---------- Excerpted data ----------

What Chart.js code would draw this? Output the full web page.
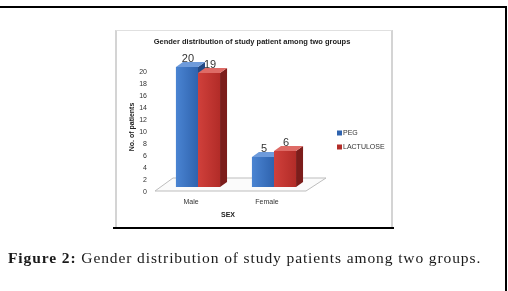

----------
---------- Excerpted data ----------

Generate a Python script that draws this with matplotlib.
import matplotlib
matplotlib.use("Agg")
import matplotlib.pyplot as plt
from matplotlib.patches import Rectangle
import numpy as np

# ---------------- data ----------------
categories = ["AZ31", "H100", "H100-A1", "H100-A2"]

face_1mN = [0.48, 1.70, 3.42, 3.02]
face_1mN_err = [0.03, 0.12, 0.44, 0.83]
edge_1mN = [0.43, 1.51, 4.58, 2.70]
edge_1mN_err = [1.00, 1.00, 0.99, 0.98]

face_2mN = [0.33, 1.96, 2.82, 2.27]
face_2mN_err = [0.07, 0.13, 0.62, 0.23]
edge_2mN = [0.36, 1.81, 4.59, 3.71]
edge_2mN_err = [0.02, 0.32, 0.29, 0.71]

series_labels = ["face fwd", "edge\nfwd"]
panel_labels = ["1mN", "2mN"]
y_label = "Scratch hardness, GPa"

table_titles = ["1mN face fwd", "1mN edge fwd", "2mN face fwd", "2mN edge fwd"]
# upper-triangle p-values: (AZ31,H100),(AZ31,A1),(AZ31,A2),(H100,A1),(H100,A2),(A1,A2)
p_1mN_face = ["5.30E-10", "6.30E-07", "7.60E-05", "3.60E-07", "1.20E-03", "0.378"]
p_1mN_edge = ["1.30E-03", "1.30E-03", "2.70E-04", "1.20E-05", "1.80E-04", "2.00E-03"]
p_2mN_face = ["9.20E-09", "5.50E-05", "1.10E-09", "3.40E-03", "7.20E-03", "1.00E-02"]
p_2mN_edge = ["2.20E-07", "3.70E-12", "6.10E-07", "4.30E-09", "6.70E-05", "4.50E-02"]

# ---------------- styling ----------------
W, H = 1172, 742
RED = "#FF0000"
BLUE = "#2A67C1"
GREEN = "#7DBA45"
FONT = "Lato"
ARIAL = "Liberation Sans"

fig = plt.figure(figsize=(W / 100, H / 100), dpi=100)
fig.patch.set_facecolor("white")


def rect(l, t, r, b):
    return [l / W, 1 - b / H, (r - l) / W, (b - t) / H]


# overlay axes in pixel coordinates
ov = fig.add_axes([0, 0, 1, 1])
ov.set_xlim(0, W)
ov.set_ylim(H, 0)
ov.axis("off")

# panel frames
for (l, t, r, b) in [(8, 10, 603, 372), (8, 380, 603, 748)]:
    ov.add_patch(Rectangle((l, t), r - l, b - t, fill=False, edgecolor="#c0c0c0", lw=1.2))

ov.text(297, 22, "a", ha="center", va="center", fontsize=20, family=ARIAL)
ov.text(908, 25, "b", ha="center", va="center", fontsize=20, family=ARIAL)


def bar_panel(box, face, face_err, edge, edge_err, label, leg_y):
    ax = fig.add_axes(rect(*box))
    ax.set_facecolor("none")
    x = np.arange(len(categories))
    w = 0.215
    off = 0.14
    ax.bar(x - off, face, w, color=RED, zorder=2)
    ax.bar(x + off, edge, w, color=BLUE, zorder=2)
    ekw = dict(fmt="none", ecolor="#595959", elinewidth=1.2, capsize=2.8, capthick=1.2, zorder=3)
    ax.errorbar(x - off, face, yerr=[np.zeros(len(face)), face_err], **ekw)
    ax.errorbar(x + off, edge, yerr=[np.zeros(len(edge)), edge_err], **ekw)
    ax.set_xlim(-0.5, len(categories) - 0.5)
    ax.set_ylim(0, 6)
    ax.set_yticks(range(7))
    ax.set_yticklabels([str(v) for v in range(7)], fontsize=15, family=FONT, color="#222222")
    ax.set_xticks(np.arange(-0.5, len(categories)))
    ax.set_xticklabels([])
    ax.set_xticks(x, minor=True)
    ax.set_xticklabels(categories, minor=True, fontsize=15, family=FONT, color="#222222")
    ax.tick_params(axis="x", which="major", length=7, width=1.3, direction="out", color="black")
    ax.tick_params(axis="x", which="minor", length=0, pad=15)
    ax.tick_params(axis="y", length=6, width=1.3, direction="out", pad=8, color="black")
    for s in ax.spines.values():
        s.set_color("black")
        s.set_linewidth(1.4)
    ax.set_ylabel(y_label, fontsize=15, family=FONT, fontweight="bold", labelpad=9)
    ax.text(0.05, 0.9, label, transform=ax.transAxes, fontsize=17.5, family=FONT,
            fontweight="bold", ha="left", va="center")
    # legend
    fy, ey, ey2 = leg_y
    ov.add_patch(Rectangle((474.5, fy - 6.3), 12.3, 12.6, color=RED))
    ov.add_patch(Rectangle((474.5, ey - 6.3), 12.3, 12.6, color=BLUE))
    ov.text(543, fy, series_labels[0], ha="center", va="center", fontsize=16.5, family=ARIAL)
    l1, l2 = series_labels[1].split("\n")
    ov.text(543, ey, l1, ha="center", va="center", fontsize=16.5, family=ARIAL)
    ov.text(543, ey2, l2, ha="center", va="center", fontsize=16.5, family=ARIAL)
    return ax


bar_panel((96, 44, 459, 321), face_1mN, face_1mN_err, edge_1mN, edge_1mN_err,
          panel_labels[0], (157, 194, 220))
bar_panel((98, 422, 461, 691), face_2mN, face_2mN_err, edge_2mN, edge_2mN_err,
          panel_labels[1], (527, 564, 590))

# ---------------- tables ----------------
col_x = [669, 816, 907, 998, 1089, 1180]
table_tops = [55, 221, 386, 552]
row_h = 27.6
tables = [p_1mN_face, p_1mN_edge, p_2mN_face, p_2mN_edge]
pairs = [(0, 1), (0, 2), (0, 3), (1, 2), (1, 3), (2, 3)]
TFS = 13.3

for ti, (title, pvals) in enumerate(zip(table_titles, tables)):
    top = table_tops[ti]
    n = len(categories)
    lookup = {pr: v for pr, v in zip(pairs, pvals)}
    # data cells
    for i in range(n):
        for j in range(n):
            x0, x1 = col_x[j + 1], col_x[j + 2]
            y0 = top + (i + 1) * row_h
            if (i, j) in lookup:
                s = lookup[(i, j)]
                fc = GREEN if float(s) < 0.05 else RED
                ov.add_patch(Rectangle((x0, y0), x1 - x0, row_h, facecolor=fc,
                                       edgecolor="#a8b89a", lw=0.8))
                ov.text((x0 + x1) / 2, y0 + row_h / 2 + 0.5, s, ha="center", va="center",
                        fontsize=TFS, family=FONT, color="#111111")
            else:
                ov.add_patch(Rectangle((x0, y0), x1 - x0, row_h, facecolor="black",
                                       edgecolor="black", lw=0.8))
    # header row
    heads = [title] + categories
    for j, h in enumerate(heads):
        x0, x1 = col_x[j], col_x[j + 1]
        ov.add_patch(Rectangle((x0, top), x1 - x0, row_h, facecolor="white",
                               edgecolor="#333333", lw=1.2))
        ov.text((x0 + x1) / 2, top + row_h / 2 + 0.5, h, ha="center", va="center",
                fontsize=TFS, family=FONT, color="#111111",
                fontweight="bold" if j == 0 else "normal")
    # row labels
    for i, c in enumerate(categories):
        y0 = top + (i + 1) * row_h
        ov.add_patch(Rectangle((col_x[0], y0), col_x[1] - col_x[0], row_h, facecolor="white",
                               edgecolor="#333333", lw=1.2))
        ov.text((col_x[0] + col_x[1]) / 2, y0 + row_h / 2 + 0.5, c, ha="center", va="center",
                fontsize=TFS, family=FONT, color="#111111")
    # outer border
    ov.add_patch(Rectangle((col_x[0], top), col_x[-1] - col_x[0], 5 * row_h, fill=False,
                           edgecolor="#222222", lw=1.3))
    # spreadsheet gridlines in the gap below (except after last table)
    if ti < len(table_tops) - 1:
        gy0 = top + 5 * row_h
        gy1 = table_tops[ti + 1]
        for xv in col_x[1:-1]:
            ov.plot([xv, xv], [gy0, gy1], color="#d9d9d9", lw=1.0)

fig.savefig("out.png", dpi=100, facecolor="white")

----------

**Task instructions**. Pick out the lines that contain "this" and copy them.

**Response below**.
What Chart.js code would draw this? Output the full web page.
Generate a Python script that draws this with matplotlib.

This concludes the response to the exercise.